TOKYO -- Takeda Pharmaceutical will issue up to 500 billion yen ($4.53 billion) in bonds to replace short-term loans used in financing last month's purchase of Irish drug developer Shire, the Japanese company said Friday.
Half the funds raised will count toward Takeda's capital as measured by S&P Global Ratings and Japan Credit Rating Agency, helping strengthen the company's balance sheet and prevent credit rating downgrades.
S&P's long-term issuer credit rating on Takeda stands at BBB+, one step above speculative grade.
The hybrid debt sale, which will take place as early as April, is expected to be one of the largest of its kind ever in Japan.
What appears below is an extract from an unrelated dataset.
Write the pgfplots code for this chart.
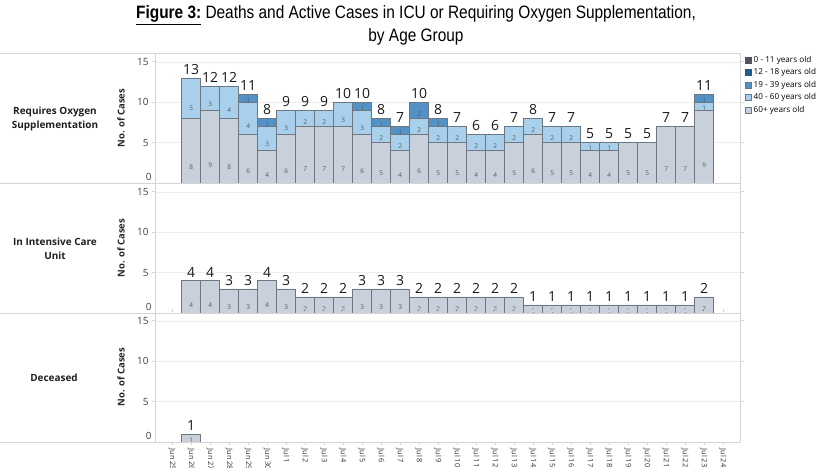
\documentclass[border=0pt]{standalone}
\usepackage{fontspec}
\setmainfont{Open Sans}
\newfontfamily\titlefont{Liberation Sans}[FakeStretch=0.86]
\usepackage{pgfplots}
\usepackage{pgfplotstable}
\pgfplotsset{compat=1.18}

\definecolor{c60}{RGB}{200,208,219}
\definecolor{c40}{RGB}{168,207,235}
\definecolor{c19}{RGB}{82,146,199}
\definecolor{c12}{RGB}{30,92,140}
\definecolor{c0}{RGB}{80,84,90}
\definecolor{bord}{RGB}{110,118,128}
\definecolor{framec}{RGB}{212,212,212}
\definecolor{gridc}{RGB}{238,238,238}

% requires oxygen supplementation, by age group; t = total of the day
\pgfplotstableread{
x p60 p40 p19 t
1  8 5 0 13
2  9 3 0 12
3  8 4 0 12
4  6 4 1 11
5  4 3 1 8
6  6 3 0 9
7  7 2 0 9
8  7 2 0 9
9  7 3 0 10
10 6 3 1 10
11 5 2 1 8
12 4 2 1 7
13 6 2 2 10
14 5 2 1 8
15 5 2 0 7
16 4 2 0 6
17 4 2 0 6
18 5 2 0 7
19 6 2 0 8
20 5 2 0 7
21 5 2 0 7
22 4 1 0 5
23 4 1 0 5
24 5 0 0 5
25 5 0 0 5
26 7 0 0 7
27 7 0 0 7
28 9 1 1 11
}\oxygen

% in intensive care unit (all 60+)
\pgfplotstableread{
x p60
1  4
2  4
3  3
4  3
5  4
6  3
7  2
8  2
9  2
10 3
11 3
12 3
13 2
14 2
15 2
16 2
17 2
18 2
19 1
20 1
21 1
22 1
23 1
24 1
25 1
26 1
27 1
28 2
}\icu

% deceased
\pgfplotstableread{
x p60
1 1
}\deceased

\pgfplotsset{
  frame/.style={
    scale only axis, anchor=south west,
    x=19bp, y=8.08bp,
    xmin=-0.9, xmax=29.95, ymin=0, ymax=16.09,
    /pgf/number format/assume math mode=true,
  },
  panel/.style={frame,
    ybar stacked, bar width=19bp,
    axis line style={draw=none},
    xtick=\empty,
    ytick={5,10,15},
    extra y ticks={0},
    extra y tick style={major tick length=0pt, yticklabel style={yshift=6bp}},
    ymajorgrids, grid style={draw=gridc, line width=0.5pt},
    tick align=outside, major tick length=3bp,
    tick style={draw=framec, line width=0.6pt},
    yticklabel style={font=\fontsize{10}{12}\selectfont, text=black!75},
    ylabel={No. of Cases},
    every axis y label/.style={at={(rel axis cs:0,0.5)}, xshift=-34bp,
      rotate=90, anchor=center, font=\bfseries\fontsize{9.5}{11}\selectfont, text=black!85},
  },
  seg/.style 2 args={fill=#1, draw=bord, line width=0.5pt, forget plot,
    visualization depends on={\thisrow{#2}\as\segv},
    nodes near coords={\ifdim\segv pt>0pt \pgfmathprintnumber{\segv}\fi},
    nodes near coords style={anchor=center, shift={(axis direction cs:0,-\segv/4)},
      font=\fontsize{6.5}{7}\selectfont, text=black!65}},
  labels/.style={frame, hide axis, clip=false},
  total/.style={only marks, mark=*, mark size=0pt, mark options={draw=none, fill=none},
    point meta=explicit, nodes near coords,
    nodes near coords style={anchor=south, font=\fontsize{14}{16}\selectfont, text=black!90}},
}

\begin{document}
\begin{tikzpicture}
\useasboundingbox (0,0) rectangle (830bp,468bp);

% Requires Oxygen Supplementation
\begin{axis}[panel, at={(155bp,285bp)},
  legend style={at={(rel axis cs:1,1.01)}, anchor=north west, xshift=1bp,
    draw=none, fill=none, font=\fontsize{8.2}{9}\selectfont,
    row sep=0.9bp, cells={anchor=west}},
  legend image code/.code={\draw[#1] (0bp,-3bp) rectangle (6bp,3bp);},
]
\addlegendimage{fill=c0, draw=c0}
\addlegendentry{0 - 11 years old}
\addlegendimage{fill=c12, draw=c12}
\addlegendentry{12 - 18 years old}
\addlegendimage{fill=c19, draw=bord}
\addlegendentry{19 - 39 years old}
\addlegendimage{fill=c40, draw=bord}
\addlegendentry{40 - 60 years old}
\addlegendimage{fill=c60, draw=bord}
\addlegendentry{60+ years old}
\addplot[seg={c60}{p60}] table[x=x, y=p60] {\oxygen};
\addplot[seg={c40}{p40}] table[x=x, y=p40] {\oxygen};
\addplot[seg={c19}{p19}] table[x=x, y=p19] {\oxygen};
\end{axis}
\begin{axis}[labels, at={(155bp,285bp)}]
\addplot[total] table[x=x, y=t, meta=t] {\oxygen};
\end{axis}

% In Intensive Care Unit
\begin{axis}[panel, at={(155bp,155bp)}]
\addplot[seg={c60}{p60}] table[x=x, y=p60] {\icu};
\end{axis}
\begin{axis}[labels, at={(155bp,155bp)}]
\addplot[total] table[x=x, y=p60, meta=p60] {\icu};
\end{axis}

% Deceased
\begin{axis}[panel, at={(155bp,26bp)},
  xtick={0,...,29},
  xticklabels={Jun 25,Jun 26,Jun 27,Jun 28,Jun 29,Jun 30,Jul 1,Jul 2,Jul 3,Jul 4,
    Jul 5,Jul 6,Jul 7,Jul 8,Jul 9,Jul 10,Jul 11,Jul 12,Jul 13,Jul 14,Jul 15,Jul 16,
    Jul 17,Jul 18,Jul 19,Jul 20,Jul 21,Jul 22,Jul 23,Jul 24},
  xticklabel style={rotate=-90, anchor=west, font=\fontsize{7.5}{9}\selectfont, text=black!80},
]
\addplot[seg={c60}{p60}] table[x=x, y=p60] {\deceased};
\end{axis}
\begin{axis}[labels, at={(155bp,26bp)}]
\addplot[total] table[x=x, y=p60, meta=p60] {\deceased};
\end{axis}

% frame
\begin{scope}[draw=framec, line width=0.6pt]
\draw (0,415bp) -- (740bp,415bp);
\draw (0,285bp) -- (740bp,285bp);
\draw (0,155bp) -- (740bp,155bp);
\draw (0,26bp) -- (740bp,26bp);
\draw (155bp,26bp) -- (155bp,415bp);
\draw (740bp,26bp) -- (740bp,415bp);
\end{scope}

% row headers
\begin{scope}[every node/.style={font=\bfseries\fontsize{10}{14}\selectfont, align=center, text=black!88}]
\node at (55bp,349bp) {Requires Oxygen\\Supplementation};
\node at (55bp,219bp) {In Intensive Care\\Unit};
\node at (54bp,90bp) {Deceased};
\end{scope}

% title
\node[anchor=base, font=\titlefont\fontsize{18}{22}\selectfont] at (416bp,449bp)
  {\underline{\textbf{Figure 3:}} Deaths and Active Cases in ICU or Requiring Oxygen Supplementation,};
\node[anchor=base, font=\titlefont\fontsize{18}{22}\selectfont] at (416bp,426bp) {by Age Group};
\end{tikzpicture}
\end{document}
The coupon rate and other terms have yet to be decided.
To finance its $62 billion acquisition of Shire, Japan's largest drugmaker issued dollar- and euro-backed straight bonds in overseas markets totaling roughly $14 billion.
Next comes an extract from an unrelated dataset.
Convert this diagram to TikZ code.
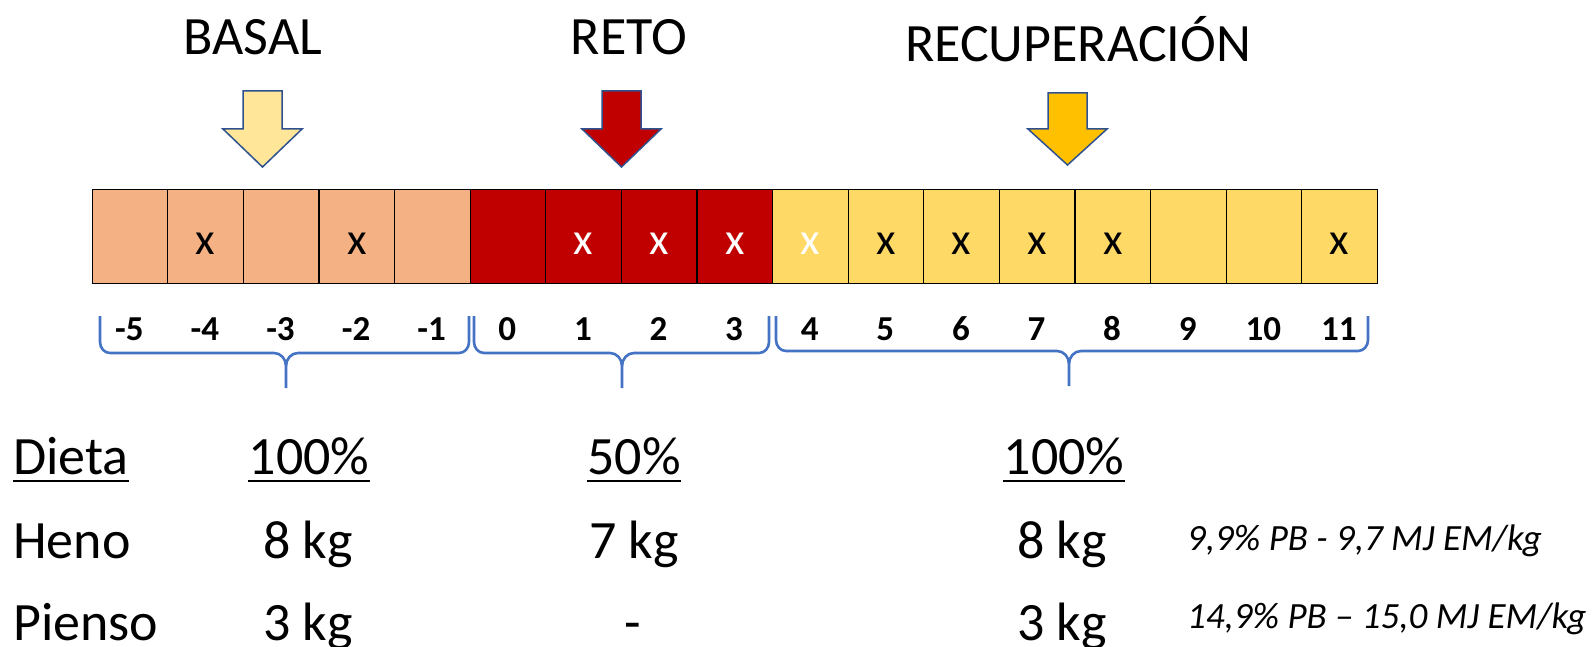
\documentclass[tikz,border=0pt]{standalone}
\usepackage{fontspec}
\setmainfont{Carlito}
\definecolor{cbasal}{HTML}{F4B183}
\definecolor{creto}{HTML}{C00000}
\definecolor{crec}{HTML}{FFD966}
\definecolor{arrbasal}{HTML}{FFE699}
\definecolor{arrrec}{HTML}{FFC000}
\definecolor{arredge}{HTML}{2F528F}
\definecolor{bracecol}{HTML}{4472C4}
\newcommand{\ttlfont}{\fontsize{54}{60}\selectfont}
\newcommand{\tabfont}{\fontsize{54}{60}\selectfont}
\newcommand{\numfont}{\fontsize{35}{40}\selectfont\bfseries}
\newcommand{\xfont}{\fontsize{45}{50}\selectfont}
\newcommand{\notefont}{\fontsize{37}{42}\selectfont\itshape}
\begin{document}
\begin{tikzpicture}[x=1pt,y=-1pt,
  cellbox/.style={draw=black, line width=1.3pt, minimum width=75.6pt, minimum height=93.5pt, inner sep=0pt, anchor=north west},
  numlbl/.style={inner sep=0pt, anchor=base, font=\numfont},
  xmark/.style={inner sep=0pt, anchor=base, font=\xfont},
  ttl/.style={inner sep=0pt, anchor=base, font=\ttlfont},
  tab/.style={inner sep=0pt, anchor=base, font=\tabfont},
  tabl/.style={inner sep=0pt, anchor=base west, font=\tabfont},
  note/.style={inner sep=0pt, anchor=base west, font=\notefont},
  arrowline/.style={draw=arredge, line width=1.5pt, line join=miter},
  bracestyle/.style={draw=bracecol, line width=2.6pt},
  uline/.style={line width=2.6pt}]
\useasboundingbox (0,0) rectangle (1594,647);
% titles
\node[ttl] (tbasal) at (253,55) {BASAL};
\node[ttl] (treto) at (629,55) {RETO};
\node[ttl] (trec) at (1078,62) {RECUPERACIÓN};
% arrows
\draw[arrowline, fill=arrbasal] (243,91) -- (282,91) -- (282,129) -- (302,129) -- (262.5,167) -- (223,129) -- (243,129) -- cycle;
\draw[arrowline, fill=creto] (602,91) -- (641,91) -- (641,129) -- (661,129) -- (621.5,167) -- (582,129) -- (602,129) -- cycle;
\draw[arrowline, fill=arrrec] (1048,93) -- (1087,93) -- (1087,129) -- (1107,129) -- (1067.5,165) -- (1028,129) -- (1048,129) -- cycle;
% cells
\foreach \i in {0,...,4} \node[cellbox, fill=cbasal] (c\i) at ({91.5+\i*75.6},189) {};
\foreach \i in {5,...,8} \node[cellbox, fill=creto] (c\i) at ({91.5+\i*75.6},189) {};
\foreach \i in {9,...,16} \node[cellbox, fill=crec] (c\i) at ({91.5+\i*75.6},189) {};
% x marks
\foreach \i in {1,3,10,11,12,13,16} \node[xmark] (x\i) at ([yshift=-18pt]c\i.center) {x};
\foreach \i in {6,7,8,9} \node[xmark, text=white] (x\i) at ([yshift=-18pt]c\i.center) {x};
% day numbers
\foreach \i [evaluate=\i as \n using int(\i-5)] in {0,...,16}
  \node[numlbl] (n\i) at ({129.3+\i*75.6},340) {\n};
% braces
\draw[bracestyle] (100,316) -- (100,342) to[out=-90,in=180] (110,353) -- (274,353) to[out=0,in=90] (286,366) -- (286,388);
\draw[bracestyle] (469,316) -- (469,342) to[out=-90,in=0] (459,353) -- (298,353) to[out=180,in=90] (286,366);
\draw[bracestyle] (474,316) -- (474,342) to[out=-90,in=180] (484,353) -- (610,353) to[out=0,in=90] (622,366) -- (622,388);
\draw[bracestyle] (769,316) -- (769,342) to[out=-90,in=0] (759,353) -- (634,353) to[out=180,in=90] (622,366);
\draw[bracestyle] (776,316) -- (776,340) to[out=-90,in=180] (786,351) -- (1057,351) to[out=0,in=90] (1069,364) -- (1069,386);
\draw[bracestyle] (1368,316) -- (1368,340) to[out=-90,in=0] (1358,351) -- (1081,351) to[out=180,in=90] (1069,364);
% table
\node[tabl] (dieta) at (13,474) {Dieta};
\node[tab] (pb) at (309,474) {100\%};
\node[tab] (pr) at (634,474) {50\%};
\node[tab] (pc) at (1064,474) {100\%};
\foreach \n in {dieta,pb,pr,pc}
  \draw[uline] ([yshift=-7pt]\n.base west) -- ([yshift=-7pt]\n.base east);
\node[tabl] (heno) at (13,558) {Heno};
\node[tab] (hb) at (308,558) {8 kg};
\node[tab] (hr) at (634,558) {7 kg};
\node[tab] (hc) at (1062,558) {8 kg};
\node[note] (hnote) at (1187,550) {9,9\% PB - 9,7 MJ EM/kg};
\node[tabl] (pienso) at (13,640) {Pienso};
\node[tab] (sb) at (308,640) {3 kg};
\node[tab] (sr) at (633,640) {-};
\node[tab] (sc) at (1062,640) {3 kg};
\node[note] (snote) at (1187,628) {14,9\% PB – 15,0 MJ EM/kg};
\end{tikzpicture}
\end{document}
The upcoming hybrid bonds will carry a 60-year maturity, with early redemption open five years and four months after the issue. Mitsubishi UFJ Morgan Stanley Securities, SMBC Nikko Securities and Mizuho Securities serve as the lead underwriters of the float.
If the company is unable to raise 500 billion yen worth in the bond sale, the remainder will be covered by subordinated loans made available through an earlier deal with domestic banks.